** INFORMATION PROVIDED **

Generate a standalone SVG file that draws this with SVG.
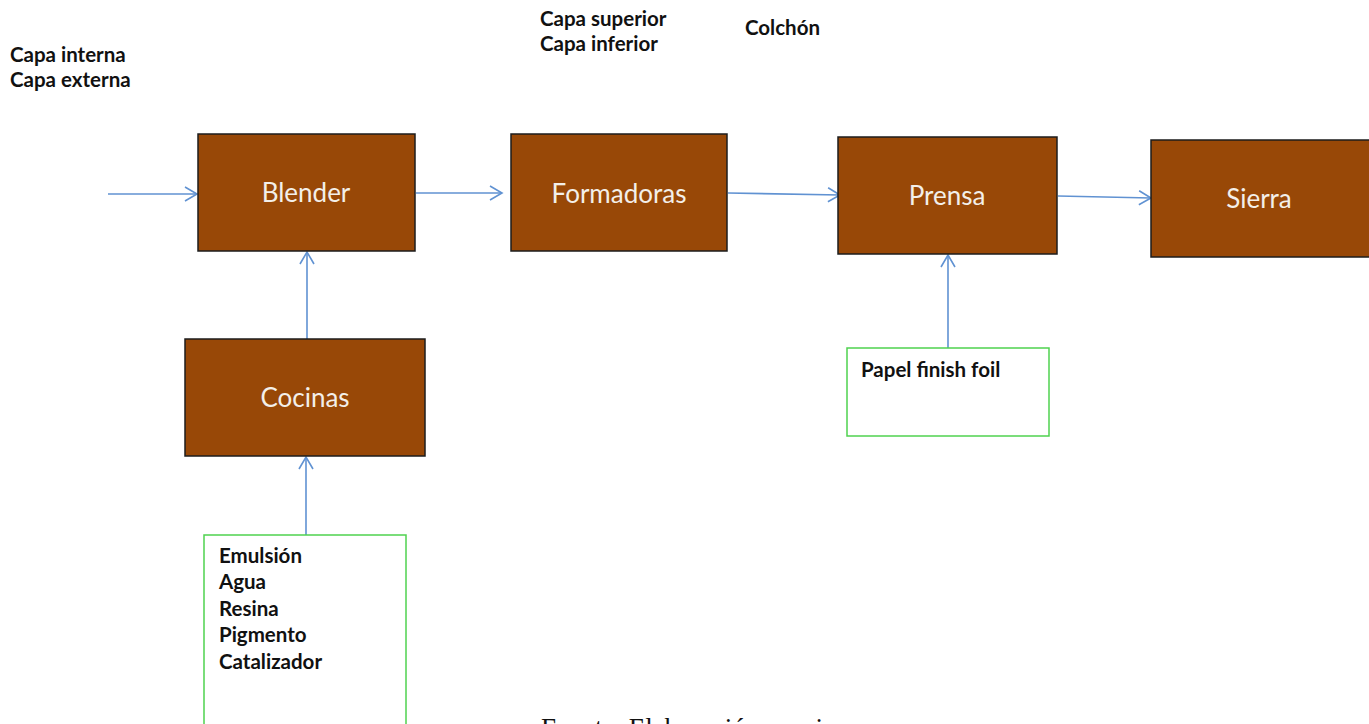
<svg xmlns="http://www.w3.org/2000/svg" width="1369" height="724" viewBox="0 0 1369 724">
  <style>
    .proc { fill: #984807; stroke: #1c1c1c; stroke-width: 1.5; }
    .ptxt { font-family: Lato, "Open Sans", "Liberation Sans", sans-serif; font-size: 26px; fill: #f3efe9; text-anchor: middle; }
    .inbox { fill: #ffffff; stroke: #4fd24f; stroke-width: 1.5; }
    .lbl { font-family: Lato, "Open Sans", "Liberation Sans", sans-serif; font-size: 20.5px; font-weight: bold; fill: #111111; }
    .conn { fill: none; stroke: #6092d2; stroke-width: 1.6; marker-end: url(#chev); }
    .note { font-family: "Liberation Serif", "Times New Roman", serif; font-size: 27px; fill: #111111; }
  </style>
  <defs>
    <marker id="chev" markerUnits="userSpaceOnUse" markerWidth="16" markerHeight="18" refX="13" refY="8" orient="auto">
      <path d="M1,1 L13,8 L1,15" fill="none" stroke="#6092d2" stroke-width="1.6"/>
    </marker>
  </defs>

  <rect width="1369" height="724" fill="#ffffff"/>

  <!-- layer labels -->
  <g id="lbl-capas-int-ext">
    <text class="lbl" x="10" y="62">Capa interna</text>
    <text class="lbl" x="10" y="87">Capa externa</text>
  </g>
  <g id="lbl-capas-sup-inf">
    <text class="lbl" x="540" y="26">Capa superior</text>
    <text class="lbl" x="540" y="51">Capa inferior</text>
  </g>
  <g id="lbl-colchon">
    <text class="lbl" x="745" y="35">Colchón</text>
  </g>

  <!-- connectors -->
  <g id="connectors">
    <line class="conn" x1="108" y1="194" x2="197" y2="194"/>
    <line class="conn" x1="416" y1="193" x2="502" y2="193"/>
    <line class="conn" x1="728" y1="193" x2="840" y2="195"/>
    <line class="conn" x1="1058" y1="196" x2="1151" y2="198"/>
    <line class="conn" x1="307" y1="339" x2="307" y2="252"/>
    <line class="conn" x1="306" y1="535" x2="306" y2="457"/>
    <line class="conn" x1="948" y1="348" x2="948" y2="255"/>
  </g>

  <!-- process steps -->
  <g id="blender">
    <rect class="proc" x="198" y="134" width="217" height="117"/>
    <text class="ptxt" x="306" y="202">Blender</text>
  </g>
  <g id="formadoras">
    <rect class="proc" x="511" y="134" width="216" height="117"/>
    <text class="ptxt" x="619" y="203">Formadoras</text>
  </g>
  <g id="prensa">
    <rect class="proc" x="838" y="137" width="219" height="117"/>
    <text class="ptxt" x="947" y="205">Prensa</text>
  </g>
  <g id="sierra">
    <rect class="proc" x="1151" y="140" width="220" height="117"/>
    <text class="ptxt" x="1259" y="208">Sierra</text>
  </g>
  <g id="cocinas">
    <rect class="proc" x="185" y="339" width="240" height="117"/>
    <text class="ptxt" x="305" y="407">Cocinas</text>
  </g>

  <!-- inputs -->
  <g id="papel">
    <rect class="inbox" x="847" y="348" width="202" height="88"/>
    <text class="lbl" x="861" y="377">Papel finish foil</text>
  </g>
  <g id="insumos">
    <rect class="inbox" x="204" y="535" width="202" height="200"/>
    <text class="lbl" x="219" y="563">Emulsión</text>
    <text class="lbl" x="219" y="589">Agua</text>
    <text class="lbl" x="219" y="616">Resina</text>
    <text class="lbl" x="219" y="642">Pigmento</text>
    <text class="lbl" x="219" y="669">Catalizador</text>
  </g>

  <!-- source note, running past the lower edge -->
  <text class="note" x="541" y="737">Fuente: Elaboración propia</text>
</svg>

** SET EXERCISE **
Extract the full listing exactly, with the pictures left out.

** CORRECT OUTPUT **
Generate a standalone SVG file that draws this with SVG.
<svg xmlns="http://www.w3.org/2000/svg" width="1369" height="724" viewBox="0 0 1369 724">
  <style>
    .proc { fill: #984807; stroke: #1c1c1c; stroke-width: 1.5; }
    .ptxt { font-family: Lato, "Open Sans", "Liberation Sans", sans-serif; font-size: 26px; fill: #f3efe9; text-anchor: middle; }
    .inbox { fill: #ffffff; stroke: #4fd24f; stroke-width: 1.5; }
    .lbl { font-family: Lato, "Open Sans", "Liberation Sans", sans-serif; font-size: 20.5px; font-weight: bold; fill: #111111; }
    .conn { fill: none; stroke: #6092d2; stroke-width: 1.6; marker-end: url(#chev); }
    .note { font-family: "Liberation Serif", "Times New Roman", serif; font-size: 27px; fill: #111111; }
  </style>
  <defs>
    <marker id="chev" markerUnits="userSpaceOnUse" markerWidth="16" markerHeight="18" refX="13" refY="8" orient="auto">
      <path d="M1,1 L13,8 L1,15" fill="none" stroke="#6092d2" stroke-width="1.6"/>
    </marker>
  </defs>

  <rect width="1369" height="724" fill="#ffffff"/>

  <!-- layer labels -->
  <g id="lbl-capas-int-ext">
    <text class="lbl" x="10" y="62">Capa interna</text>
    <text class="lbl" x="10" y="87">Capa externa</text>
  </g>
  <g id="lbl-capas-sup-inf">
    <text class="lbl" x="540" y="26">Capa superior</text>
    <text class="lbl" x="540" y="51">Capa inferior</text>
  </g>
  <g id="lbl-colchon">
    <text class="lbl" x="745" y="35">Colchón</text>
  </g>

  <!-- connectors -->
  <g id="connectors">
    <line class="conn" x1="108" y1="194" x2="197" y2="194"/>
    <line class="conn" x1="416" y1="193" x2="502" y2="193"/>
    <line class="conn" x1="728" y1="193" x2="840" y2="195"/>
    <line class="conn" x1="1058" y1="196" x2="1151" y2="198"/>
    <line class="conn" x1="307" y1="339" x2="307" y2="252"/>
    <line class="conn" x1="306" y1="535" x2="306" y2="457"/>
    <line class="conn" x1="948" y1="348" x2="948" y2="255"/>
  </g>

  <!-- process steps -->
  <g id="blender">
    <rect class="proc" x="198" y="134" width="217" height="117"/>
    <text class="ptxt" x="306" y="202">Blender</text>
  </g>
  <g id="formadoras">
    <rect class="proc" x="511" y="134" width="216" height="117"/>
    <text class="ptxt" x="619" y="203">Formadoras</text>
  </g>
  <g id="prensa">
    <rect class="proc" x="838" y="137" width="219" height="117"/>
    <text class="ptxt" x="947" y="205">Prensa</text>
  </g>
  <g id="sierra">
    <rect class="proc" x="1151" y="140" width="220" height="117"/>
    <text class="ptxt" x="1259" y="208">Sierra</text>
  </g>
  <g id="cocinas">
    <rect class="proc" x="185" y="339" width="240" height="117"/>
    <text class="ptxt" x="305" y="407">Cocinas</text>
  </g>

  <!-- inputs -->
  <g id="papel">
    <rect class="inbox" x="847" y="348" width="202" height="88"/>
    <text class="lbl" x="861" y="377">Papel finish foil</text>
  </g>
  <g id="insumos">
    <rect class="inbox" x="204" y="535" width="202" height="200"/>
    <text class="lbl" x="219" y="563">Emulsión</text>
    <text class="lbl" x="219" y="589">Agua</text>
    <text class="lbl" x="219" y="616">Resina</text>
    <text class="lbl" x="219" y="642">Pigmento</text>
    <text class="lbl" x="219" y="669">Catalizador</text>
  </g>

  <!-- source note, running past the lower edge -->
  <text class="note" x="541" y="737">Fuente: Elaboración propia</text>
</svg>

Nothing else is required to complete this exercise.